Nato a seguito di una ricerca decennale, il volume pone significativamente al centro del discorso il cinema, ma si apre all’industria culturale e alla società ampiamente intesa, in modo da problematizzare e in parte decostruire quell’idea di “rivoluzione sessuale” che, almeno fino a qualche anno fa, era assunta come netta linea di confine tra un prima e un dopo, tra un momento di oppressione e uno di liberazione. Subini, con il fine di sfumare questa polarità anche per il territorio italiano, si avvale di una ricchissima raccolta di materiale d’archivio, selezionata e ordinata nell’ambito di due progetti PRIN da lui coordinati dal 2012 e dal 2015, incentrati rispettivamente sul rapporto tra il cattolicesimo e il cinema tra gli anni Quaranta e Settanta e sulla questione sessuale e l’industria cinematografica nell’Italia del secondo Novecento.
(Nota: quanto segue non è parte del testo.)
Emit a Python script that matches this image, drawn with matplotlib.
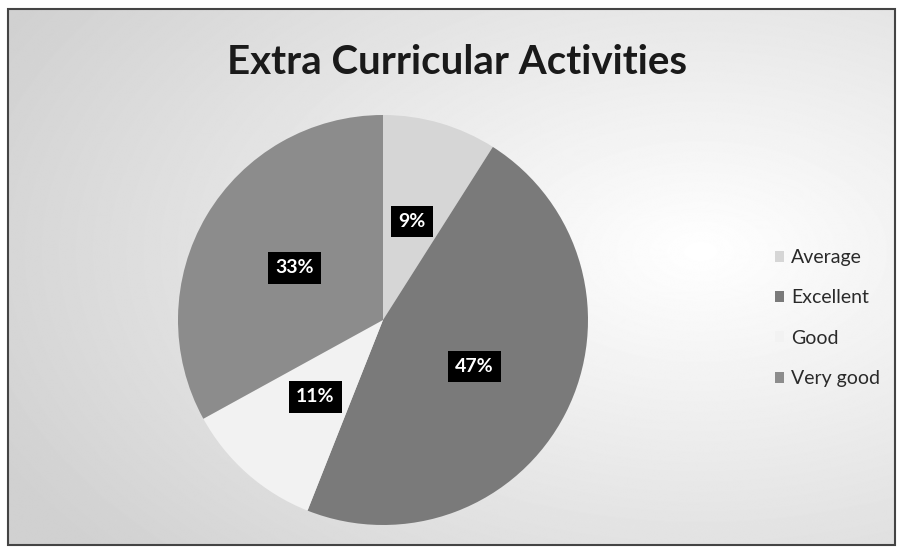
import numpy as np
import matplotlib
matplotlib.use('Agg')
import matplotlib.pyplot as plt
from matplotlib.patches import Rectangle

# -- data
labels  = ['Average', 'Excellent', 'Good', 'Very good']
values  = [9, 47, 11, 33]
colors  = ['#d6d6d6', '#7a7a7a', '#f2f2f2', '#8c8c8c']

plt.rcParams['font.family'] = ['Lato', 'DejaVu Sans']

W, H = 897, 549
fig = plt.figure(figsize=(W/100, H/100), dpi=100)
ax = fig.add_axes([0, 0, 1, 1])

# -- background: light grey fading to white toward the right centre
yy, xx = np.mgrid[0:H, 0:W]
d = np.sqrt(((xx - 700) / 700.0)**2 + ((yy - 300) / 420.0)**2)
bg = np.clip(1.0 - 0.16 * d, 0.82, 1.0)
ax.imshow(bg, cmap='gray', vmin=0, vmax=1, extent=[8, W - 2, 4, H - 9],
          origin='lower', zorder=0)
ax.add_patch(Rectangle((8, 4), W - 10, H - 13, fill=False, ec='#444444', lw=1.5, zorder=1))

# -- pie
wedges, texts, autotexts = ax.pie(values, colors=colors, startangle=90, counterclock=False,
                                  center=(383, 229), radius=205, autopct='%d%%',
                                  pctdistance=0.5, frame=True,
                                  wedgeprops=dict(linewidth=0),
                                  textprops=dict(color='white', fontsize=14, fontweight='bold'))
for t in autotexts:
    t.set_bbox(dict(facecolor='black', edgecolor='none', boxstyle='square,pad=0.38'))
    t.set_zorder(5)
ax.set_xlim(0, W)
ax.set_ylim(0, H)
ax.set_aspect('equal')
ax.axis('off')

# -- title
ax.text(457, H - 62, 'Extra Curricular Activities', ha='center', va='center',
        fontsize=29, fontweight='bold', color='#1a1a1a')

# -- legend
leg = ax.legend(wedges, labels, loc='center left', bbox_to_anchor=(757 / W, (H - 318) / H),
                frameon=False, fontsize=14, handlelength=0.5, handleheight=0.5,
                handletextpad=0.35, labelspacing=1.2, labelcolor='#2a2a2a')

fig.savefig('out.png', dpi=100)
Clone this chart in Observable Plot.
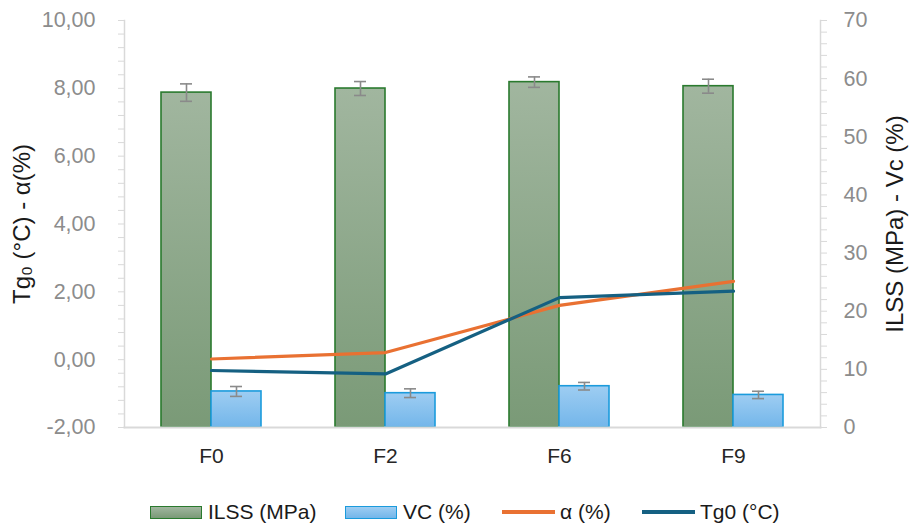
<!DOCTYPE html>
<html>
<head>
<meta charset="utf-8">
<script src="https://cdn.jsdelivr.net/npm/d3@7"></script>
<script src="https://cdn.jsdelivr.net/npm/@observablehq/plot@0.6"></script>
<style>
  html, body { margin: 0; padding: 0; background: #fff; }
  #chart { position: relative; width: 919px; height: 527px; font-family: "Liberation Sans", Arial, sans-serif; }
  #chart svg { display: block; }
  .legend { position: relative; height: 37px; font-family: "Liberation Sans", Arial, sans-serif; font-size: 21px; color: #1a1a1a; }
  .item { position: absolute; top: 10px; height: 24px; display: flex; align-items: center; white-space: nowrap; }
  .sw { display: inline-block; width: 52px; height: 13px; margin-right: 6px; box-sizing: border-box; }
  .ln { display: inline-block; width: 53px; height: 4px; margin-right: 5px; }
</style>
</head>
<body>
<div id="chart"></div>
<script>
// ---- data ----
const categories = ["F0", "F2", "F6", "F9"];
const ilss = [57.6, 58.3, 59.4, 58.7];        // MPa (right axis)
const ilssErr = [1.5, 1.2, 0.9, 1.2];
const vc = [6.2, 5.9, 7.1, 5.6];               // % (right axis)
const vcErr = [0.85, 0.75, 0.65, 0.63];
const alpha = [0.02, 0.21, 1.60, 2.31];        // % (left axis)
const tg0 = [-0.32, -0.42, 1.83, 2.02];        // °C (left axis)
const leftTicks = [-2, 0, 2, 4, 6, 8, 10];
const rightTicks = [0, 10, 20, 30, 40, 50, 60, 70];
const leftDomain = [-2, 10];
const rightDomain = [0, 70];
const seriesNames = ["ILSS (MPa)", "VC (%)", "α (%)", "Tg0 (°C)"];

// ---- secondary axis mapping (right -> left scale units) ----
const toLeft = v => leftDomain[0] + (v - rightDomain[0]) / (rightDomain[1] - rightDomain[0]) * (leftDomain[1] - leftDomain[0]);
const toRight = v => rightDomain[0] + (v - leftDomain[0]) / (leftDomain[1] - leftDomain[0]) * (rightDomain[1] - rightDomain[0]);

const barData = categories.map((c, i) => ({
  cat: c,
  ilss: toLeft(ilss[i]), ilssLo: toLeft(ilss[i] - ilssErr[i]), ilssHi: toLeft(ilss[i] + ilssErr[i]),
  vc: toLeft(vc[i]), vcLo: toLeft(vc[i] - vcErr[i]), vcHi: toLeft(vc[i] + vcErr[i]),
  alpha: alpha[i], tg0: tg0[i]
}));

const leftMinor = d3.range(leftDomain[0], leftDomain[1] + 1e-9, 0.4);
const rightMinor = d3.range(rightDomain[0], rightDomain[1] + 1e-9, 2).map(toLeft);

const fmtLeft = d => d.toFixed(2).replace(".", ",");
const fmtRight = d => String(Math.round(toRight(d)));

const colors = {
  ilssStroke: "#2a7a2e", vcStroke: "#1b9bdc",
  alpha: "#e97132", tg0: "#156082",
  err: "#8a8a8a", axis: "#d9d9d9", tick: "#8c8c8c"
};

const defs = () => {
  const g = d3.create("svg:defs");
  const a = g.append("linearGradient").attr("id", "gIlss").attr("x1", 0).attr("y1", 0).attr("x2", 0).attr("y2", 1);
  a.append("stop").attr("offset", "0%").attr("stop-color", "#a1b69f");
  a.append("stop").attr("offset", "100%").attr("stop-color", "#7a9a77");
  const b = g.append("linearGradient").attr("id", "gVc").attr("x1", 0).attr("y1", 0).attr("x2", 0).attr("y2", 1);
  b.append("stop").attr("offset", "0%").attr("stop-color", "#9ecdf2");
  b.append("stop").attr("offset", "100%").attr("stop-color", "#73b6ea");
  return g.node();
};

const plot = Plot.plot({
  width: 919,
  height: 490,
  marginLeft: 124,
  marginRight: 99,
  marginTop: 20,
  marginBottom: 63,
  style: { fontFamily: "'Liberation Sans', Arial, sans-serif", fontSize: "21px", background: "#fff" },
  x: { type: "band", domain: categories, padding: 0, axis: null },
  y: { domain: leftDomain, axis: null },
  marks: [
    defs,
    // bars
    Plot.barY(barData, { x: "cat", y1: leftDomain[0], y2: "ilss", insetLeft: 37, insetRight: 87, fill: "url(#gIlss)", stroke: colors.ilssStroke, strokeWidth: 1.6 }),
    Plot.barY(barData, { x: "cat", y1: leftDomain[0], y2: "vc", insetLeft: 87, insetRight: 37, fill: "url(#gVc)", stroke: colors.vcStroke, strokeWidth: 1.6 }),
    // error bars
    Plot.ruleX(barData, { x: "cat", y1: "ilssLo", y2: "ilssHi", dx: -25, stroke: colors.err, strokeWidth: 1.6 }),
    Plot.tickY(barData, { x: "cat", y: "ilssLo", insetLeft: 56, insetRight: 106, stroke: colors.err, strokeWidth: 1.6 }),
    Plot.tickY(barData, { x: "cat", y: "ilssHi", insetLeft: 56, insetRight: 106, stroke: colors.err, strokeWidth: 1.6 }),
    Plot.ruleX(barData, { x: "cat", y1: "vcLo", y2: "vcHi", dx: 25, stroke: colors.err, strokeWidth: 1.6 }),
    Plot.tickY(barData, { x: "cat", y: "vcLo", insetLeft: 106, insetRight: 56, stroke: colors.err, strokeWidth: 1.6 }),
    Plot.tickY(barData, { x: "cat", y: "vcHi", insetLeft: 106, insetRight: 56, stroke: colors.err, strokeWidth: 1.6 }),
    // frame lines
    Plot.frame({ anchor: "left", stroke: colors.axis, strokeWidth: 1.5 }),
    Plot.frame({ anchor: "right", stroke: colors.axis, strokeWidth: 1.5 }),
    Plot.frame({ anchor: "bottom", stroke: colors.axis, strokeWidth: 2 }),
    // lines
    Plot.lineY(barData, { x: "cat", y: "alpha", stroke: colors.alpha, strokeWidth: 3.2 }),
    Plot.lineY(barData, { x: "cat", y: "tg0", stroke: colors.tg0, strokeWidth: 3.2 }),
    // left axis
    Plot.axisY(leftMinor, { anchor: "left", tickSize: 6, stroke: colors.axis, text: null, label: null }),
    Plot.axisY(leftTicks, { anchor: "left", tickSize: 0, tickPadding: 29, tickFormat: fmtLeft, fill: colors.tick, fontSize: 21.5, label: null }),
    Plot.axisY({ anchor: "left", ticks: [], tickSize: 0, label: "Tg₀ (°C) - α(%)", labelAnchor: "center", labelArrow: "none", labelOffset: 112, fill: "#1a1a1a", fontSize: 24 }),
    // right axis
    Plot.axisY(rightMinor, { anchor: "right", tickSize: 6, stroke: colors.axis, text: null, label: null }),
    Plot.axisY(rightTicks.map(toLeft), { anchor: "right", tickSize: 0, tickPadding: 23, tickFormat: fmtRight, fill: colors.tick, fontSize: 21.5, label: null }),
    Plot.axisY({ anchor: "right", ticks: [], tickSize: 0, label: "ILSS (MPa) - Vc (%)", labelAnchor: "center", labelArrow: "none", labelOffset: 82, fill: "#1a1a1a", fontSize: 24 }),
    // x axis labels
    Plot.axisX({ anchor: "bottom", tickSize: 0, tickPadding: 21, fill: "#262626", fontSize: 21, label: null })
  ]
});

const chart = document.getElementById("chart");
chart.appendChild(plot);

// legend
const legend = document.createElement("div");
legend.className = "legend";
const items = [
  { name: seriesNames[0], left: 150, kind: "sw", bg: "linear-gradient(#a1b69f,#7a9a77)", border: colors.ilssStroke },
  { name: seriesNames[1], left: 345, kind: "sw", bg: "linear-gradient(#9ecdf2,#73b6ea)", border: colors.vcStroke },
  { name: seriesNames[2], left: 502, kind: "ln", bg: colors.alpha },
  { name: seriesNames[3], left: 642, kind: "ln", bg: colors.tg0 }
];
for (const it of items) {
  const d = document.createElement("div");
  d.className = "item";
  d.style.left = it.left + "px";
  const s = document.createElement("span");
  s.className = it.kind;
  s.style.background = it.bg;
  if (it.border) s.style.border = "1.5px solid " + it.border;
  d.appendChild(s);
  const t = document.createElement("span");
  t.textContent = it.name;
  d.appendChild(t);
  legend.appendChild(d);
}
chart.appendChild(legend);
</script>
</body>
</html>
Tra questi, rientrano documenti di varia natura, tra cui articoli tratti da riviste dell’epoca, materiali pubblicitari, lettere, note e relazioni, atti parlamentari, circolari interne, ecc., i quali, pur essendo molto diversi tra loro, dialogano con estrema coerenza, dando vita a un quadro multiforme e coeso di fonti e riferimenti. Alle fonti cartacee, si aggiungono poi materiali propriamente filmici, sistematicamente evocati e indagati, ma chiamati in causa in modo più approfondito nei momenti chiave che hanno segnato l’evoluzione della storia della sessualità nazionale, come per confermare ulteriormente l’indissolubile legame tra i prodotti del grande schermo e i processi di erotizzazione.
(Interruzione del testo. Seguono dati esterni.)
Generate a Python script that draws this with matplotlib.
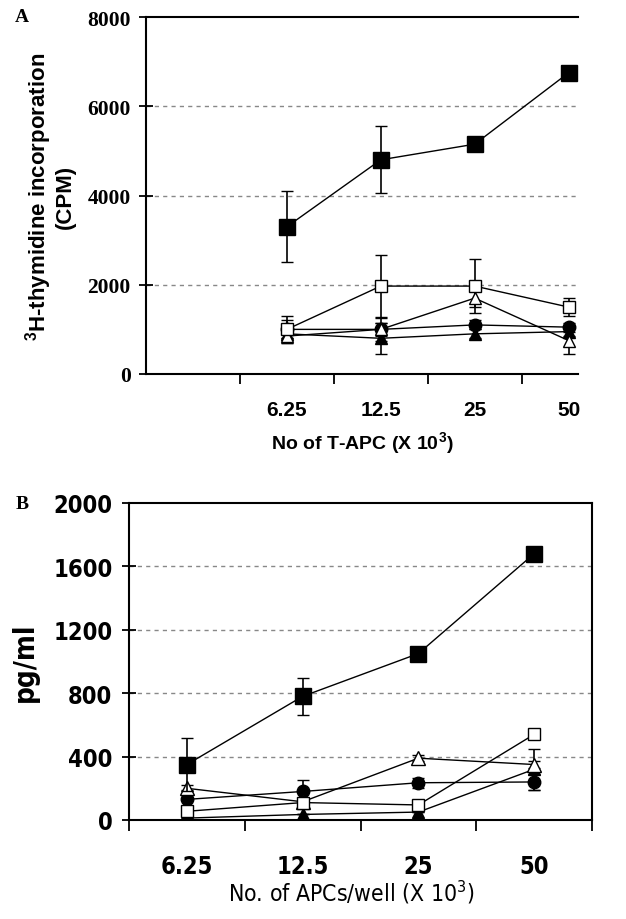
import matplotlib
matplotlib.use("Agg")
import matplotlib.pyplot as plt
from matplotlib import font_manager as fm
from matplotlib.font_manager import FontProperties

x_labels = ['6.25', '12.5', '25', '50']

# Panel A: 3H-thymidine incorporation (CPM)
a_fsq = [3300, 4800, 5150, 6750]
a_fsq_err = [800, 750, 80, 150]
a_osq = [1000, 1970, 1970, 1500]
a_osq_err = [300, 700, 600, 200]
a_otri = [850, 1000, 1700, 750]
a_otri_err = [150, 250, 200, 300]
a_fcir = [1000, 1000, 1100, 1050]
a_fcir_err = [200, 150, 100, 100]
a_ftri = [900, 800, 900, 950]
a_ftri_err = [100, 350, 100, 100]

# Panel B: pg/ml
b_fsq = [350, 780, 1050, 1680]
b_fsq_err = [170, 115, 20, 40]
b_osq = [55, 110, 95, 540]
b_osq_err = [15, 15, 15, 20]
b_otri = [200, 115, 390, 350]
b_otri_err = [20, 20, 20, 20]
b_fcir = [130, 180, 235, 240]
b_fcir_err = [60, 70, 30, 50]
b_ftri = [12, 35, 50, 320]
b_ftri_err = [0, 0, 0, 130]

a_yticks = [0, 2000, 4000, 6000, 8000]
b_yticks = [0, 400, 800, 1200, 1600, 2000]

SANS = 'Liberation Sans'
SERIF = 'Liberation Serif'

# look for a condensed / narrow sans face
def find_narrow(bold):
    best = None
    for f in fm.fontManager.ttflist:
        nm = f.name.lower()
        fn = f.fname.lower()
        narrow = ('narrow' in nm or 'condensed' in nm or 'narrow' in fn or 'condensed' in fn
                  or f.stretch in ('condensed', 'semi-condensed', 'extra-condensed'))
        if not narrow or 'serif' in nm or 'mono' in nm:
            continue
        w = f.weight if isinstance(f.weight, int) else (700 if 'bold' in str(f.weight) else 400)
        isbold = w >= 600
        if isbold != bold:
            continue
        if f.style != 'normal':
            continue
        if best is None:
            best = f
    return best

nb = find_narrow(True)
nr = find_narrow(False)
if nb is not None:
    NB = dict(fontproperties=FontProperties(fname=nb.fname))
    nb_scale = 1.0
else:
    NB = dict(fontfamily=SANS, fontweight='bold')
    nb_scale = 0.84
if nr is not None:
    NR = dict(fontproperties=FontProperties(fname=nr.fname))
    nr_scale = 1.0
else:
    NR = dict(fontfamily=SANS)
    nr_scale = 0.86

fig = plt.figure(figsize=(6.26, 9.2), dpi=100)

ax1 = fig.add_axes([146/626, 1-375/920, (578-146)/626, 357/920])
ax2 = fig.add_axes([129/626, 1-821/920, (592-129)/626, 317/920])

def draw_series(ax, xs, series):
    for y, e, mk, fc, ms, z in series:
        ax.errorbar(xs, y, yerr=e, fmt='-', color='black', lw=1.0,
                    marker=mk, markersize=ms, markerfacecolor=fc,
                    markeredgecolor='black', markeredgewidth=1.0,
                    elinewidth=1.2, capsize=4.5, capthick=1.2, zorder=z)

# ---- Panel A ----
xa = [1, 2, 3, 4]
seriesA = [
    (a_ftri, a_ftri_err, '^', 'black', 9, 3),
    (a_fcir, a_fcir_err, 'o', 'black', 9, 3),
    (a_otri, a_otri_err, '^', 'white', 9, 4),
    (a_osq, a_osq_err, 's', 'white', 9, 4),
    (a_fsq, a_fsq_err, 's', 'black', 11, 5),
]
draw_series(ax1, xa, seriesA)
ax1.set_xlim(-0.5, 4.1)
ax1.set_ylim(0, 8000)
ax1.set_yticks(a_yticks)
ax1.set_yticklabels([str(v) for v in a_yticks], fontfamily=SERIF, fontweight='bold', fontsize=15.5)
ax1.set_xticks([0.5, 1.5, 2.5, 3.5])
ax1.set_xticklabels([])
for i, lab in enumerate(x_labels):
    ax1.text(xa[i], -0.1, lab, transform=ax1.get_xaxis_transform(), ha='center', va='center',
             fontfamily=SANS, fontweight='bold', fontsize=15)
for v in a_yticks[1:-1]:
    ax1.axhline(v, color='#888888', lw=1.0, ls=(0, (3, 3)), zorder=1)
ax1.spines['right'].set_visible(False)
for s in ['left', 'top', 'bottom']:
    ax1.spines[s].set_linewidth(1.5)
ax1.tick_params(axis='y', direction='inout', length=10, width=1.3, pad=6)
ax1.tick_params(axis='x', direction='out', length=7, width=1.3)
ax1.set_ylabel('$\\mathregular{^3}$H-thymidine incorporation\n(CPM)', fontfamily=SANS,
               fontweight='bold', fontsize=16, labelpad=8, linespacing=1.05)
ax1.text(0.5, -0.19, 'No of T-APC (X 10$\\mathregular{^3}$)', transform=ax1.transAxes,
         ha='center', va='center', fontfamily=SANS, fontweight='bold', fontsize=14)
fig.text(22/626, 1-18/920, 'A', fontfamily=SERIF, fontweight='bold', fontsize=14, va='center', ha='center')

# ---- Panel B ----
xb = [1, 2, 3, 4]
seriesB = [
    (b_ftri, b_ftri_err, '^', 'black', 9, 3),
    (b_fcir, b_fcir_err, 'o', 'black', 9, 3),
    (b_otri, b_otri_err, '^', 'white', 10, 4),
    (b_osq, b_osq_err, 's', 'white', 9, 4),
    (b_fsq, b_fsq_err, 's', 'black', 11, 5),
]
draw_series(ax2, xb, seriesB)
ax2.set_xlim(0.5, 4.5)
ax2.set_ylim(0, 2000)
ax2.set_yticks(b_yticks)
ax2.set_yticklabels([str(v) for v in b_yticks])
for t in ax2.get_yticklabels():
    t.set(**NB)
    t.set_fontsize(17 * nb_scale)
ax2.set_xticks([0.5, 1.5, 2.5, 3.5, 4.5])
ax2.set_xticklabels([])
for i, lab in enumerate(x_labels):
    ax2.text(xb[i], -0.145, lab, transform=ax2.get_xaxis_transform(), ha='center', va='center',
             fontsize=17 * nb_scale, **NB)
for v in b_yticks[1:-1]:
    ax2.axhline(v, color='#888888', lw=1.0, ls=(0, (3, 3)), zorder=1)
for s in ['left', 'top', 'bottom', 'right']:
    ax2.spines[s].set_linewidth(1.5)
ax2.tick_params(axis='y', direction='inout', length=10, width=1.3, pad=7)
ax2.tick_params(axis='x', direction='out', length=8, width=1.3)
yl = ax2.set_ylabel('pg/ml', labelpad=10, **NB)
yl.set_fontsize(20 * nb_scale)
ax2.text(0.48, -0.225, 'No. of APCs/well (X 10$\\mathregular{^3}$)', transform=ax2.transAxes,
         ha='center', va='center', fontsize=16.5 * nr_scale, **NR)
fig.text(22/626, 1-505/920, 'B', fontfamily=SERIF, fontweight='bold', fontsize=14, va='center', ha='center')

fig.savefig('out.png', dpi=100)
Per favorire un dialogo tra materiali molto diversi tra loro e creare un filo rosso in un periodo così ampio e sfaccettato, lo studioso affonda le radici della propria riflessione anche in una serie di quadri teorico-metodologici, che permettono di creare un percorso chiaro e definito, capace di districare il fitto reticolo di norme, leggi, eventi, contraddizioni e conflitti che si succedono nell’arco di quasi quarant’anni di storia italiana. Come lo stesso autore dichiara, se i lavori storico-sociali di Walter Kendrick sono assunti come base per la definizione di testo pornografico, e soprattutto per il legame che esso stringe con la cultura in cui nasce e si sviluppa, gli studi di David Forgacs e quelli di Michel Foucault riecheggiano nelle riflessioni sul rapporto tra Stato e cultura e tra potere e sessualità.
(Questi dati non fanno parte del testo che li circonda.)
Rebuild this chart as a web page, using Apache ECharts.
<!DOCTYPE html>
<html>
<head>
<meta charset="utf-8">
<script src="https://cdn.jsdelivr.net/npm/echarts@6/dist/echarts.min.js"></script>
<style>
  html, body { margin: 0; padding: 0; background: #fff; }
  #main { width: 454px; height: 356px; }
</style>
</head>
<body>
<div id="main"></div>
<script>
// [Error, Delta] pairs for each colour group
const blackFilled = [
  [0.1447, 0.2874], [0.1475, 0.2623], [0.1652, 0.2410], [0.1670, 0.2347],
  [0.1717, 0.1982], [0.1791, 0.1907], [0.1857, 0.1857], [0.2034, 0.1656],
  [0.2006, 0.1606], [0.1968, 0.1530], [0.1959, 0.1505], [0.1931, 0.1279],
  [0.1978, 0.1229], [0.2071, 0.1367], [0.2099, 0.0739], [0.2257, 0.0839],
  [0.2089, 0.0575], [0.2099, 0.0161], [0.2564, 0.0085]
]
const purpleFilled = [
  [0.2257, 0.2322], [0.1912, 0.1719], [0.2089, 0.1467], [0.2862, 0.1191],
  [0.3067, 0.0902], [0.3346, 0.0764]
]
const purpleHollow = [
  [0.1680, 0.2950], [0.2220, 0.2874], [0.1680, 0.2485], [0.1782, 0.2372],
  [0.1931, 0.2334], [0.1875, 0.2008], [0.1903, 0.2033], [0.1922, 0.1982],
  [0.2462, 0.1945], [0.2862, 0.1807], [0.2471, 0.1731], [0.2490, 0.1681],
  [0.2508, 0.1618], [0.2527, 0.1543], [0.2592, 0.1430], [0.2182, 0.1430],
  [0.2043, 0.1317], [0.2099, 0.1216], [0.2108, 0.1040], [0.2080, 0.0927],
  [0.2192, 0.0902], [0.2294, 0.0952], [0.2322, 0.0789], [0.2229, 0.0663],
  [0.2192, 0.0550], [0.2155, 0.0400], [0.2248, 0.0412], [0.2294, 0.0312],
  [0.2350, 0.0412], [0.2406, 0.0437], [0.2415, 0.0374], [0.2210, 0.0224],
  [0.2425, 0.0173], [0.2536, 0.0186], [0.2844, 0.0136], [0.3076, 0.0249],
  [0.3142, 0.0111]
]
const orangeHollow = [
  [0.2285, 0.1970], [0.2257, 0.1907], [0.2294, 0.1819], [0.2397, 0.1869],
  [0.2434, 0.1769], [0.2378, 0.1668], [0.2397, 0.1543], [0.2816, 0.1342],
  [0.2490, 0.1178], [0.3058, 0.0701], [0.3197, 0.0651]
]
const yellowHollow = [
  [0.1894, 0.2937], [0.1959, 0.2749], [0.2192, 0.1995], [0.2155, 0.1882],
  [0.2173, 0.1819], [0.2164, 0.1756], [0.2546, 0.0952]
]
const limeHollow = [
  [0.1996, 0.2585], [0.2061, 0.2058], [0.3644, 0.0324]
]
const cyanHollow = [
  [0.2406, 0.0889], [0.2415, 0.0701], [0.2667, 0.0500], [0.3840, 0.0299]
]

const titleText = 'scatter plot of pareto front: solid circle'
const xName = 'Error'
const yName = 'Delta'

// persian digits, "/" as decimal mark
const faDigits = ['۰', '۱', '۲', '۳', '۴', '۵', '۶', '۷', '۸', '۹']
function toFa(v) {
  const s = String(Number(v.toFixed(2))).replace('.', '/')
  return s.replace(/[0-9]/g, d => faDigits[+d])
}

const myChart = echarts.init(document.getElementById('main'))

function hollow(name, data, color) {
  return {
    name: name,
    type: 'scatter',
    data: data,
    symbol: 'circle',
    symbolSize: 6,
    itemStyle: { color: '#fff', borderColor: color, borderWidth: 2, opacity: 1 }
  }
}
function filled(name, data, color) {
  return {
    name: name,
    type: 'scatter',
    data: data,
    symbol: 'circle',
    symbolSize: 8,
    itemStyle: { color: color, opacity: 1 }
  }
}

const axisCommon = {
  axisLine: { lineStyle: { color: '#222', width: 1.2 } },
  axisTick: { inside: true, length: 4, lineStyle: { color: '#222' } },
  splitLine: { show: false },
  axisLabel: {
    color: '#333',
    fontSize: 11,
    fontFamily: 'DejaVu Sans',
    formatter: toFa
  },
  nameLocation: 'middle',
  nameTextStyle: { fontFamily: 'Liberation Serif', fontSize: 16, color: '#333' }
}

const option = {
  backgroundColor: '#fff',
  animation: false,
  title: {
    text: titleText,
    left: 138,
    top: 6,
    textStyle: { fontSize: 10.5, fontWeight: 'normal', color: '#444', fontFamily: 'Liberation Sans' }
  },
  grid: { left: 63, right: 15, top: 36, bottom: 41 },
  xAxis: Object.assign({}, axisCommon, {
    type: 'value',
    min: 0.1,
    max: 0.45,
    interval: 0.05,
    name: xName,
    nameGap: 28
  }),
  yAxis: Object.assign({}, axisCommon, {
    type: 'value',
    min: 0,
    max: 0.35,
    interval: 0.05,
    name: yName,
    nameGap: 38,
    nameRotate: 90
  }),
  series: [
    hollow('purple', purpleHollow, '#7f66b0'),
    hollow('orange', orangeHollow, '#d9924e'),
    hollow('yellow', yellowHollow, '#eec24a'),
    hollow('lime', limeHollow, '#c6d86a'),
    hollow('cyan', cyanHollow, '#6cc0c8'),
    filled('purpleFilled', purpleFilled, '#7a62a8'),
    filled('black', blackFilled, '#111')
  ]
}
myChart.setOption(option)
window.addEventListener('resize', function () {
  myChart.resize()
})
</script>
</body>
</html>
Poggiando su una solida base teorica e su di un insieme multiforme di documenti archivistici, l’ambiziosa ricerca di Tomaso Subini assume dunque i lineamenti di una preziosa storia culturale della sessualità italiana che, lungi dal limitarsi alla semplice ricostruzione, riflette sulle tendenze, le contrapposizioni e i processi interni al percorso di erotizzazione che guida il cinema nazionale e al conseguente avvento della pornografia in Italia. Grazie al legame – tanto geo-politico, quanto ideologico – con il cattolicesimo e con la Chiesa, l’Italia si delinea infatti come emblematico, nonché a suo modo unico, caso di studio, alla luce di un assetto sociale votato sì al cambiamento, ma anche venato profondamente da quella che lo stesso Subini definisce non a caso “una radicata cultura clericale” (p. 10).
Bibliografia
Ortoleva, Peppino (2008), Il secolo dei media. Riti, abitudini, mitologie, Milano: il Saggiatore.